Per quanto spalleggiato, a volte addirittura preceduto come in una missione di perlustrazione da un ritrovato Matteo Salvini, di cui si era liberato come vice presidente del Consiglio e ministro dell’Interno nell’estate del 2019, Giuseppe Conte riesce ad occultare sempre di meno l’ansia da abbandono o sconfitta. Pare ch’egli abbia preso molto male, per esempio, la notizia appena arrivatagli di un Salvini, appunto, fattosi convincere a Palazzo Chigi da Mario Draghi a non tirare troppo la corda del dissenso, veto e quant’altro contro nuovi aiuti militari all’Ucraina per paura di compromettere trattative segrete e non con Putin e chiudere una guerra che si sta sempre più ritorcendo contro la Russia. Che è circondata ormai sempre di più e non di meno da paesi in fila per aderire alla Nato e sfuggire così agli appetiti del Cremlino.

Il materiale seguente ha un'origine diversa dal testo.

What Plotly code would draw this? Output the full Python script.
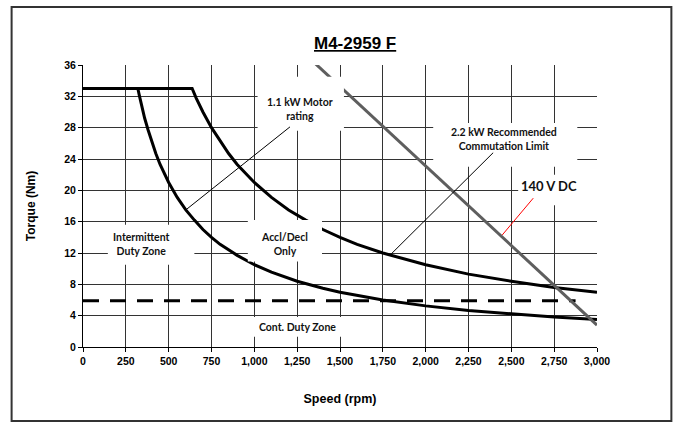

Salvini dissente dalle spedizioni di altre armi a Zelensky ma non fino al punto di reclamare una votazione parlamentare, reclamata invece da Conte per complicare la vita al governo: non si sa peraltro se più al presidente del Consiglio Draghi o al ministro grillino degli Esteri Luigi di Maio, col quale la competizione dell’avvocato per il controllo del MoVimento 5 Stelle e delle sue truppe parlamentari è ormai cronica. E’un controllo obiettivamente difficile, come ha dimostrato una proiezione elettorale di cui ha dato notizia Repubblica in prima pagina, secondo cui tra riduzione dei seggi voluta dagli stessi grillini con una riforma costituzionale imposta a tutti gli alleati di turno in questa tormentata legislatura e perdite di voti registrate in ogni tipo di elezione svoltasi dopo quelle politiche del 2018, “rischiano il posto -ha titolato il giornale diretto da Maurizio Molinari- 8 onorevoli su 10”: onorevoli deputati e senatori, naturalmente.

In questa ormai tonnara, come mi è già capitato di chiamare l’intero Parlamento in questo scorcio di legislatura, quando persino la presidente forzista del Senato Maria Elisabetta Casellati -a leggere Il Fatto Quotidiano- sarebbe tentata dal passaggio alla destra di Giorgia Meloni pur di tornare a Palazzo Madama nella nuova legislatura, e magari anche essere confermata nella sua alta posizione istituzionale, Conte deve sentirsi fra i parlamentari del suo movimento come un asino in mezzo ai suoni. Il suo non è più un problema politico ma sociale, come una volta Aldo Moro disse ironicamente a Giulio Andreotti facendo nel 1966 il suo terzo governo “organico” di centrosinistra.
L’aumentato potere contrattuale dei socialdemocratici nella maggioranza derivato dall’elezione di Saragat al Quirinale, alla fine del 1964, e le sempre mutevoli esigenze di equilibrio interno nella Dc avevano posto a Moro il problema di spostare Andreotti, appunto, dal Ministero della Difesa, cui aspirava proprio Saragat per l’amico di partito Roberto Tremelloni, al Ministero dell’Industria, Commercio e Artigianato, come si chiamava allora l’odierno dicastero dello Sviluppo Economico, in via Veneto.
Al povero Andreotti che, senza metterla in politica, cioè senza sollevare problemi di chissà quali e quanti rapporti internazionali in gioco, gli aveva confidato di non sapere come sistemare la numerosa segreteria -di varie decime di persone- costituita al Ministero della Difesa, Moro rispose disarmandolo: “Ma questo non è un problema politico. E un problema sociale”. Che Andreotti risolse sistemando gradualmente i suoi troppi collaboratori altrove. Ma un altrove per Conte alle prese con quegli otto onorevoli su dieci -ripeto- in pericolo sotto le cinque stelle è francamente difficile immaginare.